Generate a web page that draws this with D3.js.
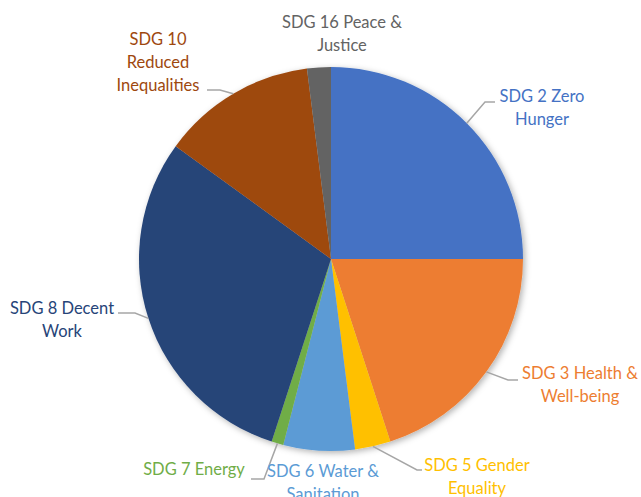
<!DOCTYPE html>
<html><head><meta charset="utf-8">
<script src="https://cdn.jsdelivr.net/npm/d3@7"></script>
<style>body{margin:0;background:#fff}svg{display:block}</style>
</head><body>
<script>
const categories = ["SDG 2 Zero Hunger","SDG 3 Health & Well-being","SDG 5 Gender Equality","SDG 6 Water & Sanitation","SDG 7 Energy","SDG 8 Decent Work","SDG 10 Reduced Inequalities","SDG 16 Peace & Justice"];
const values = [25, 20, 3, 6, 1, 30, 13, 2];
const colors = ["#4472C4","#ED7D31","#FFC000","#5B9BD5","#70AD47","#264478","#9E480E","#636363"];
const labelLines = [["SDG 2 Zero","Hunger"],["SDG 3 Health &","Well-being"],["SDG 5 Gender","Equality"],["SDG 6 Water &","Sanitation"],["SDG 7 Energy"],["SDG 8 Decent","Work"],["SDG 10","Reduced","Inequalities"],["SDG 16 Peace &","Justice"]];

// layout (label centres and leader elbows)
const layout = [
  {x:542,y:97, elbow:[[485,102],[495,102]]},
  {x:580,y:374, elbow:[[508,380],[518,380]]},
  {x:477,y:466, elbow:[[417,470],[422,470]]},
  {x:323,y:472, elbow:null},
  {x:194,y:470, elbow:[[264,479],[251,479]]},
  {x:62,y:309, elbow:[[135,313],[118,313]]},
  {x:158,y:40, elbow:[[220,90],[207,90]]},
  {x:342,y:23, elbow:null}
];

const W=641,H=497, cx=331, cy=259, R=192;
const svg=d3.select("body").append("svg").attr("width",W).attr("height",H);
const defs=svg.append("defs");
const f=defs.append("filter").attr("id","sh").attr("x","-20%").attr("y","-20%").attr("width","140%").attr("height","140%");
f.append("feDropShadow").attr("dx",2).attr("dy",2).attr("stdDeviation",3).attr("flood-color","#000").attr("flood-opacity",0.3);

const pie=d3.pie().sort(null).value(d=>d)(values);
const arc=d3.arc().innerRadius(0).outerRadius(R);
const g=svg.append("g").attr("transform",`translate(${cx},${cy})`);
g.append("g").attr("filter","url(#sh)").selectAll("path").data(pie).join("path")
  .attr("d",arc).attr("fill",(d,i)=>colors[i]);

// leader lines
pie.forEach((d,i)=>{
  const L=layout[i]; if(!L.elbow) return;
  const a=(d.startAngle+d.endAngle)/2;
  const p=[cx+R*Math.sin(a), cy-R*Math.cos(a)];
  svg.append("path").attr("d",d3.line()([p,...L.elbow]))
    .attr("fill","none").attr("stroke","#A6A6A6").attr("stroke-width",1.5);
});

// labels
labelLines.forEach((lines,i)=>{
  const L=layout[i];
  const t=svg.append("text").attr("text-anchor","middle")
    .attr("font-family","Lato, 'Open Sans', sans-serif").attr("font-size",16.5)
    .attr("fill",colors[i]);
  lines.forEach((s,j)=>t.append("tspan").attr("x",L.x).attr("y",L.y-1.5+j*23).attr("dominant-baseline","central").text(s));
});
</script>
</body></html>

========================================================================

Task to carry out: Set every line down exactly as written, leaving each picture out.

Worked solution:
Generate a web page that draws this with D3.js.
<!DOCTYPE html>
<html><head><meta charset="utf-8">
<script src="https://cdn.jsdelivr.net/npm/d3@7"></script>
<style>body{margin:0;background:#fff}svg{display:block}</style>
</head><body>
<script>
const categories = ["SDG 2 Zero Hunger","SDG 3 Health & Well-being","SDG 5 Gender Equality","SDG 6 Water & Sanitation","SDG 7 Energy","SDG 8 Decent Work","SDG 10 Reduced Inequalities","SDG 16 Peace & Justice"];
const values = [25, 20, 3, 6, 1, 30, 13, 2];
const colors = ["#4472C4","#ED7D31","#FFC000","#5B9BD5","#70AD47","#264478","#9E480E","#636363"];
const labelLines = [["SDG 2 Zero","Hunger"],["SDG 3 Health &","Well-being"],["SDG 5 Gender","Equality"],["SDG 6 Water &","Sanitation"],["SDG 7 Energy"],["SDG 8 Decent","Work"],["SDG 10","Reduced","Inequalities"],["SDG 16 Peace &","Justice"]];

// layout (label centres and leader elbows)
const layout = [
  {x:542,y:97, elbow:[[485,102],[495,102]]},
  {x:580,y:374, elbow:[[508,380],[518,380]]},
  {x:477,y:466, elbow:[[417,470],[422,470]]},
  {x:323,y:472, elbow:null},
  {x:194,y:470, elbow:[[264,479],[251,479]]},
  {x:62,y:309, elbow:[[135,313],[118,313]]},
  {x:158,y:40, elbow:[[220,90],[207,90]]},
  {x:342,y:23, elbow:null}
];

const W=641,H=497, cx=331, cy=259, R=192;
const svg=d3.select("body").append("svg").attr("width",W).attr("height",H);
const defs=svg.append("defs");
const f=defs.append("filter").attr("id","sh").attr("x","-20%").attr("y","-20%").attr("width","140%").attr("height","140%");
f.append("feDropShadow").attr("dx",2).attr("dy",2).attr("stdDeviation",3).attr("flood-color","#000").attr("flood-opacity",0.3);

const pie=d3.pie().sort(null).value(d=>d)(values);
const arc=d3.arc().innerRadius(0).outerRadius(R);
const g=svg.append("g").attr("transform",`translate(${cx},${cy})`);
g.append("g").attr("filter","url(#sh)").selectAll("path").data(pie).join("path")
  .attr("d",arc).attr("fill",(d,i)=>colors[i]);

// leader lines
pie.forEach((d,i)=>{
  const L=layout[i]; if(!L.elbow) return;
  const a=(d.startAngle+d.endAngle)/2;
  const p=[cx+R*Math.sin(a), cy-R*Math.cos(a)];
  svg.append("path").attr("d",d3.line()([p,...L.elbow]))
    .attr("fill","none").attr("stroke","#A6A6A6").attr("stroke-width",1.5);
});

// labels
labelLines.forEach((lines,i)=>{
  const L=layout[i];
  const t=svg.append("text").attr("text-anchor","middle")
    .attr("font-family","Lato, 'Open Sans', sans-serif").attr("font-size",16.5)
    .attr("fill",colors[i]);
  lines.forEach((s,j)=>t.append("tspan").attr("x",L.x).attr("y",L.y-1.5+j*23).attr("dominant-baseline","central").text(s));
});
</script>
</body></html>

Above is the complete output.